TASK
In your copy, include every line of the listing below exactly but none of the pictures.

- - - -

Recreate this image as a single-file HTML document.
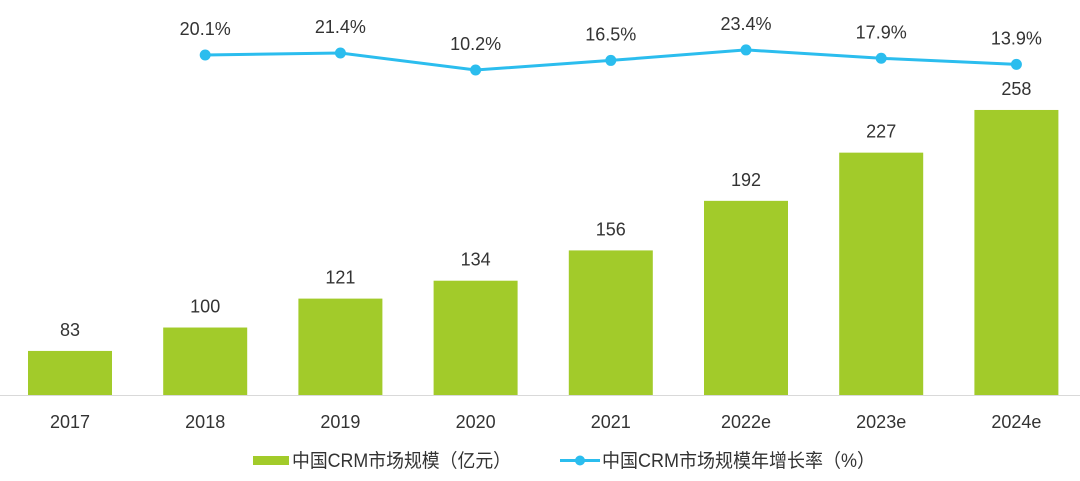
<!DOCTYPE html>
<html><head><meta charset="utf-8"><style>
body{margin:0;background:#fff;}
svg text{font-family:"Liberation Sans","Noto Sans CJK SC",sans-serif;fill:#333;}
</style></head><body>
<svg width="1080" height="476">
<g id="bars"></g><line x1="0" y1="395.5" x2="1080" y2="395.5" stroke="#d9d9d9" stroke-width="1"/>
<g id="xl"></g><g id="line"></g>
<g>
<rect x="253" y="456" width="36" height="9" fill="#a2cb2a"/>
<text x="292" y="467" font-size="19" textLength="219" lengthAdjust="spacingAndGlyphs">中国CRM市场规模（亿元）</text>
<line x1="560" y1="460.5" x2="600" y2="460.5" stroke="#2bbdee" stroke-width="3"/>
<circle cx="580" cy="460.5" r="5" fill="#2bbdee"/>
<text x="602" y="467" font-size="19" textLength="273" lengthAdjust="spacingAndGlyphs">中国CRM市场规模年增长率（%）</text>
</g>
</svg>
<script>
const categories=["2017","2018","2019","2020","2021","2022e","2023e","2024e"];
const marketSize=[83,100,121,134,156,192,227,258];
const growthRate=[null,20.1,21.4,10.2,16.5,23.4,17.9,13.9];
const NS="http://www.w3.org/2000/svg";
const x=i=>70+i*135.2;
const yb=v=>395-(v-51)*1.377;
const yl=v=>70-(v-10.2)*1.52;
function mk(t,a,p){const e=document.createElementNS(NS,t);for(const k in a)e.setAttribute(k,a[k]);p.appendChild(e);return e;}
const gb=document.getElementById('bars'),gx=document.getElementById('xl'),gl=document.getElementById('line');
categories.forEach((c,i)=>{
 const r=mk('rect',{x:x(i)-42,y:yb(marketSize[i]),width:84,height:395-yb(marketSize[i]),fill:'#a2cb2a'},gb);
 
 
 const t=mk('text',{x:x(i),y:yb(marketSize[i])-15,'font-size':18,'text-anchor':'middle'},gb);t.textContent=marketSize[i];
 
 
 const xt=mk('text',{x:x(i),y:428,'font-size':18,'text-anchor':'middle'},gx);xt.textContent=c;
 
 
});
let pts=[];growthRate.forEach((v,i)=>{if(v!=null)pts.push([x(i),yl(v),v,i]);});
const pl=mk('polyline',{points:pts.map(p=>p[0]+','+p[1]).join(' '),fill:'none',stroke:'#2bbdee','stroke-width':3},gl);


pts.forEach(p=>{
 const c=mk('circle',{cx:p[0],cy:p[1],r:5.5,fill:'#2bbdee'},gl);
 
 
 const t=mk('text',{x:p[0],y:p[1]-20,'font-size':18,'text-anchor':'middle'},gl);t.textContent=p[2].toFixed(1)+'%';
 
 
});
</script>
</body></html>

- - - -

EXPECTED OUTPUT
Recreate this image as a single-file HTML document.
<!DOCTYPE html>
<html><head><meta charset="utf-8"><style>
body{margin:0;background:#fff;}
svg text{font-family:"Liberation Sans","Noto Sans CJK SC",sans-serif;fill:#333;}
</style></head><body>
<svg width="1080" height="476">
<g id="bars"></g><line x1="0" y1="395.5" x2="1080" y2="395.5" stroke="#d9d9d9" stroke-width="1"/>
<g id="xl"></g><g id="line"></g>
<g>
<rect x="253" y="456" width="36" height="9" fill="#a2cb2a"/>
<text x="292" y="467" font-size="19" textLength="219" lengthAdjust="spacingAndGlyphs">中国CRM市场规模（亿元）</text>
<line x1="560" y1="460.5" x2="600" y2="460.5" stroke="#2bbdee" stroke-width="3"/>
<circle cx="580" cy="460.5" r="5" fill="#2bbdee"/>
<text x="602" y="467" font-size="19" textLength="273" lengthAdjust="spacingAndGlyphs">中国CRM市场规模年增长率（%）</text>
</g>
</svg>
<script>
const categories=["2017","2018","2019","2020","2021","2022e","2023e","2024e"];
const marketSize=[83,100,121,134,156,192,227,258];
const growthRate=[null,20.1,21.4,10.2,16.5,23.4,17.9,13.9];
const NS="http://www.w3.org/2000/svg";
const x=i=>70+i*135.2;
const yb=v=>395-(v-51)*1.377;
const yl=v=>70-(v-10.2)*1.52;
function mk(t,a,p){const e=document.createElementNS(NS,t);for(const k in a)e.setAttribute(k,a[k]);p.appendChild(e);return e;}
const gb=document.getElementById('bars'),gx=document.getElementById('xl'),gl=document.getElementById('line');
categories.forEach((c,i)=>{
 const r=mk('rect',{x:x(i)-42,y:yb(marketSize[i]),width:84,height:395-yb(marketSize[i]),fill:'#a2cb2a'},gb);
 
 
 const t=mk('text',{x:x(i),y:yb(marketSize[i])-15,'font-size':18,'text-anchor':'middle'},gb);t.textContent=marketSize[i];
 
 
 const xt=mk('text',{x:x(i),y:428,'font-size':18,'text-anchor':'middle'},gx);xt.textContent=c;
 
 
});
let pts=[];growthRate.forEach((v,i)=>{if(v!=null)pts.push([x(i),yl(v),v,i]);});
const pl=mk('polyline',{points:pts.map(p=>p[0]+','+p[1]).join(' '),fill:'none',stroke:'#2bbdee','stroke-width':3},gl);


pts.forEach(p=>{
 const c=mk('circle',{cx:p[0],cy:p[1],r:5.5,fill:'#2bbdee'},gl);
 
 
 const t=mk('text',{x:p[0],y:p[1]-20,'font-size':18,'text-anchor':'middle'},gl);t.textContent=p[2].toFixed(1)+'%';
 
 
});
</script>
</body></html>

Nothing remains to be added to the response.